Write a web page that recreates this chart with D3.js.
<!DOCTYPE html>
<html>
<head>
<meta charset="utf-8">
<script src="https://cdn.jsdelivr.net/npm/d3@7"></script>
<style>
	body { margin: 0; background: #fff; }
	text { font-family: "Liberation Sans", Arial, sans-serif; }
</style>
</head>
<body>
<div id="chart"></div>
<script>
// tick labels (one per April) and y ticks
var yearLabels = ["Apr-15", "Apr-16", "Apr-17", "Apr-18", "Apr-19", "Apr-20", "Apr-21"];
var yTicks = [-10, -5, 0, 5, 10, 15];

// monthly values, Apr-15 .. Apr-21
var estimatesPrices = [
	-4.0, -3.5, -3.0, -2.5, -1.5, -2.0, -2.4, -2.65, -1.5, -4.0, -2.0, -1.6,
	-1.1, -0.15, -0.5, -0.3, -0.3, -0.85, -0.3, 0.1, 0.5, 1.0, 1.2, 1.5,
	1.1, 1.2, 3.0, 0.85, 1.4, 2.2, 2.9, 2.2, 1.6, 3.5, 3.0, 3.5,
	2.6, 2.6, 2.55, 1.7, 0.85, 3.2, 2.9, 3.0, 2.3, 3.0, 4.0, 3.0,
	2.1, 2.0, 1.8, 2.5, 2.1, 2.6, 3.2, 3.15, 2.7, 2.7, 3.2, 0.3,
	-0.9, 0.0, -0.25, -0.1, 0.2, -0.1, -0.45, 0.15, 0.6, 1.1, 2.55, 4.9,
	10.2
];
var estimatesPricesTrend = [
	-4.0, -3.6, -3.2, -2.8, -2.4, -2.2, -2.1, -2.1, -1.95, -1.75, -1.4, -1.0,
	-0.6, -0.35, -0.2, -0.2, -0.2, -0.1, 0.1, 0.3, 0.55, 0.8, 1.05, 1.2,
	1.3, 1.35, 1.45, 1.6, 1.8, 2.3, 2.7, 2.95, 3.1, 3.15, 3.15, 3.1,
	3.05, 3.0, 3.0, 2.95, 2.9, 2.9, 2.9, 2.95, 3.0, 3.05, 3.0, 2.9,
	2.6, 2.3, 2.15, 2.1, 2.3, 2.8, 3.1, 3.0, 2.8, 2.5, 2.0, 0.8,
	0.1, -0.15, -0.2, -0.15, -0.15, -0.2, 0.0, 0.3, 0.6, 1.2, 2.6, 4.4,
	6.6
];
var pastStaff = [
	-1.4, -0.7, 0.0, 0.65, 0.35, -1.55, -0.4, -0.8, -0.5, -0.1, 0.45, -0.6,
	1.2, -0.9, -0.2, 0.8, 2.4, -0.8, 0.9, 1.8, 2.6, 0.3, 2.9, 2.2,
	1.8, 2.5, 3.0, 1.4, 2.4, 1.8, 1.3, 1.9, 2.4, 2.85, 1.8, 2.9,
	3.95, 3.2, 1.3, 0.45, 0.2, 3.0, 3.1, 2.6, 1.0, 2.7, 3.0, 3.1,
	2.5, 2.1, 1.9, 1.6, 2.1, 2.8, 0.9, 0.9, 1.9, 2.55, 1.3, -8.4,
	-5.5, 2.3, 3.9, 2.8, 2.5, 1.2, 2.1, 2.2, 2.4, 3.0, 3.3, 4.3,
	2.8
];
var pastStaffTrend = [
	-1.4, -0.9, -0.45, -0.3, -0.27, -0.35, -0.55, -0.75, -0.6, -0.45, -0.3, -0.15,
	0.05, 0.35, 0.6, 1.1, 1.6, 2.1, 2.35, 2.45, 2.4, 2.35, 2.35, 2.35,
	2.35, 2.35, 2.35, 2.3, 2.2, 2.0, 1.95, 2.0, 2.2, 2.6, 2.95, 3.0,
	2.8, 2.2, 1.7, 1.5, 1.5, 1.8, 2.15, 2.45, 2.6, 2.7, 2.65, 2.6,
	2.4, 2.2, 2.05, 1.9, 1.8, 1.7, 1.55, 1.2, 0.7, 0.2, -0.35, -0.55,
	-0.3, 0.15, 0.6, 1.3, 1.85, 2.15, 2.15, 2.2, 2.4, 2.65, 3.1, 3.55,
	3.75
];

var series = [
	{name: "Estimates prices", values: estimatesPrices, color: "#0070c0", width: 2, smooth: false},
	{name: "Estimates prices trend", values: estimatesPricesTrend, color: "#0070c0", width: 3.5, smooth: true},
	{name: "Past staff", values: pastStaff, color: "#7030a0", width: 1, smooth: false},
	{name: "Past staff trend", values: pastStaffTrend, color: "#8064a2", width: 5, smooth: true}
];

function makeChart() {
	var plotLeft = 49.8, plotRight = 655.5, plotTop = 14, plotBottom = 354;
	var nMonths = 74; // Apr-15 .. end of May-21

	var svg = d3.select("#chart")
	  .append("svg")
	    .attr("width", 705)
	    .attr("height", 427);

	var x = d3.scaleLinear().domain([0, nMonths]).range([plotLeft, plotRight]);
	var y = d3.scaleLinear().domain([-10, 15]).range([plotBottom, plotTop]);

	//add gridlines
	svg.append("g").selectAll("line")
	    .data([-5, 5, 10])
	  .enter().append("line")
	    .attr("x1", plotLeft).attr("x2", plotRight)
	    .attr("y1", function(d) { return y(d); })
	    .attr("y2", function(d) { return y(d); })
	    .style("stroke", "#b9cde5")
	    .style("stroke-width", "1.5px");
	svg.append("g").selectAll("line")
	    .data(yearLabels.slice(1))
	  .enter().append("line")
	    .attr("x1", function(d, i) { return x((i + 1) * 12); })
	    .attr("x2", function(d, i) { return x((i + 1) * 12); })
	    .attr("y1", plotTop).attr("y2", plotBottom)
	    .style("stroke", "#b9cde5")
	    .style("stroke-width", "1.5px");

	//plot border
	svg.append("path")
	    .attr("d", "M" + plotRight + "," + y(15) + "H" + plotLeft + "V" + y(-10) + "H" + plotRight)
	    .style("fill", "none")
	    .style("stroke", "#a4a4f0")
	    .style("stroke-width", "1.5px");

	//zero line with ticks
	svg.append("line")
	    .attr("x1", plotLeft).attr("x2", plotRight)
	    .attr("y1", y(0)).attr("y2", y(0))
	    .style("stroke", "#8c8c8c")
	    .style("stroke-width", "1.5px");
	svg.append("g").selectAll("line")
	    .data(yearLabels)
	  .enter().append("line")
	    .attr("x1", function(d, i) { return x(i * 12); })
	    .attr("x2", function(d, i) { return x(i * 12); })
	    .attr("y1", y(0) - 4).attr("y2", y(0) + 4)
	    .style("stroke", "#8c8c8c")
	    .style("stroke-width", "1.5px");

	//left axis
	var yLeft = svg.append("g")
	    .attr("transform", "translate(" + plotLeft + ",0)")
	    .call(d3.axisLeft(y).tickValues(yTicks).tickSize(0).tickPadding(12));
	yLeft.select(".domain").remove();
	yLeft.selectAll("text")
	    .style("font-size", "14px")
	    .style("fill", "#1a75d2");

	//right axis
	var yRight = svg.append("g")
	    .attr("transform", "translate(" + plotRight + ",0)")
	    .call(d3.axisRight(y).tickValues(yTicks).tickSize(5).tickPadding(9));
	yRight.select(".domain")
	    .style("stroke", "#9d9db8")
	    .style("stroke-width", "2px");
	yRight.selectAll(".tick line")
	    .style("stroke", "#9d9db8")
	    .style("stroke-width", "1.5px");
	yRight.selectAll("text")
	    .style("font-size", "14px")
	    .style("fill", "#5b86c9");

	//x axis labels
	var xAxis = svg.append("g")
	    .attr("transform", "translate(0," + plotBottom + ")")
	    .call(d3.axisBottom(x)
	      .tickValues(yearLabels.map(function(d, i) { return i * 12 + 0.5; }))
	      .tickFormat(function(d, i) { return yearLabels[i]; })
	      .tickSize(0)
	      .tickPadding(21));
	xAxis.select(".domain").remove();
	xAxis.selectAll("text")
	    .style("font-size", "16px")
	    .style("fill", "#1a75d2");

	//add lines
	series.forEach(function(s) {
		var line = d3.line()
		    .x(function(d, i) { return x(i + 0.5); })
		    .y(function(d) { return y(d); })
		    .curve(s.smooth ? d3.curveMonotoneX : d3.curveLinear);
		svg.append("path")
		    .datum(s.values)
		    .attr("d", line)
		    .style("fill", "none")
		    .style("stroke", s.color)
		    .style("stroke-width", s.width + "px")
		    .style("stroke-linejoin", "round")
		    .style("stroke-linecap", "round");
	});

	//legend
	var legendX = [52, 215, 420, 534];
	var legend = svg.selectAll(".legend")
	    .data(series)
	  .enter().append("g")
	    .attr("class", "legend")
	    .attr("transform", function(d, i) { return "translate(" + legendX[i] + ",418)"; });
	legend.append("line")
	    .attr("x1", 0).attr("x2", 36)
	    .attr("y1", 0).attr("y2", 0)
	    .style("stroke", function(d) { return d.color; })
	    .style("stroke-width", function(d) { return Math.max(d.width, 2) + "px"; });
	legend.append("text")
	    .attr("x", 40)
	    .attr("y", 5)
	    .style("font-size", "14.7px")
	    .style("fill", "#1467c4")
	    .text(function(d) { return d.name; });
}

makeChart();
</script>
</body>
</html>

________________________________________

> _EXERCISE DESCRIPTION_: Copy every line above that includes the string "with".

> _EXERCISE OUTPUT_:
Write a web page that recreates this chart with D3.js.
	//zero line with ticks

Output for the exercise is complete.